DEARBORN, Mich. -- Ford Motor Co. has picked Detroit, Chicago, Pittsburgh and Southern California as test markets for an electric- powered prototype van in 1993.
The Ecostar is designed to go up to 75 miles per hour and has a driving range of 100 miles, Ford officials said Thursday. Some vehicles will be able to go 250 miles before needing a recharge.
Among the first companies in the nation to try 1993 Ecostar vans are Detroit Edison, Southern California Edison, Allegheny Power System in Pittsburgh, Commonwealth Edison in Chicago and the city of Chicago, said John Wallace, director of the Ford electric vehicle program.
Ford sees the Ecostar as a delivery van for businesses. It plans to market it to companies that have fleets of vehicles.
'Ecostars will be driven in real working environments in about 10 U. S. and European cities for several years before we will be satisfied enough to make electric vehicles generally available for sale,' said Wallace.
'This is the first step in our commitment to full-scale production of both electric cars and vans,' he said. 'We are not going to put Ford electric vehicles on public sale until they have undergone durability and operational testing, and we are certain they meet quality and customer-satisfaction standards.'
Only 80 1993 Ecostars will be made. Ford Chairman Harold Poling said if the Ecostar performs capably over the long term, the carmaker will mass produce it.

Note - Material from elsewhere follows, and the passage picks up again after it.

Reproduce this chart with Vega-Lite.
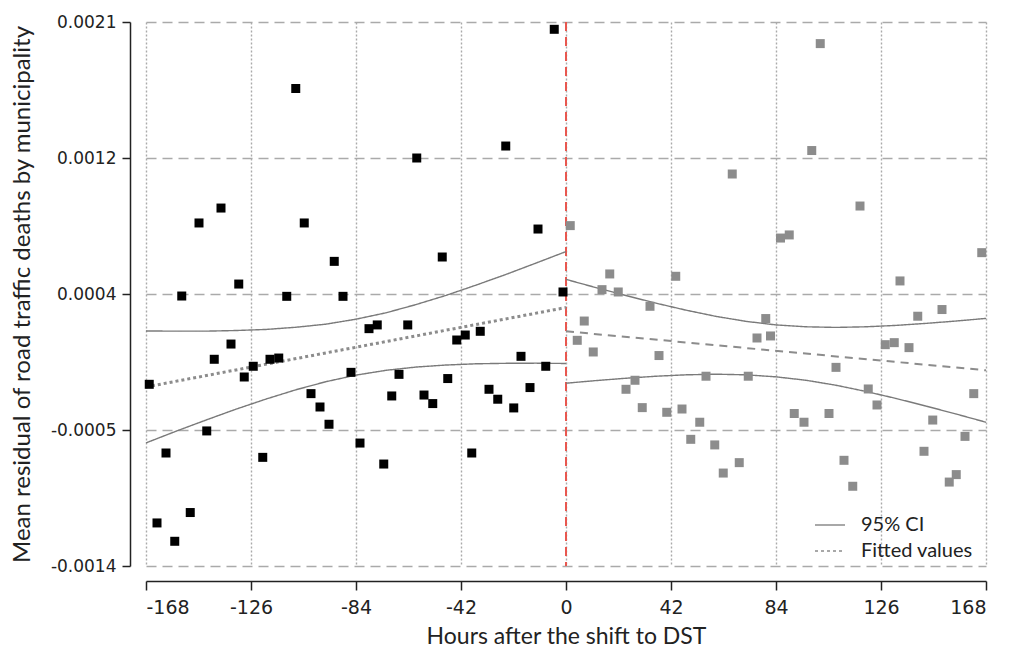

'(The Ecostars) will be produced in larger volume later in the decade after we have fully evaluated their performance in real-world use,' Poling said.
The standard Ecostar's power source is a sodium sulfur battery that takes about six hours to recharge, Wallace said. A 'range extender' on some Ecostars can charge the battery through an alternator, more than doubling the number of miles the van can go before it needs a recharge.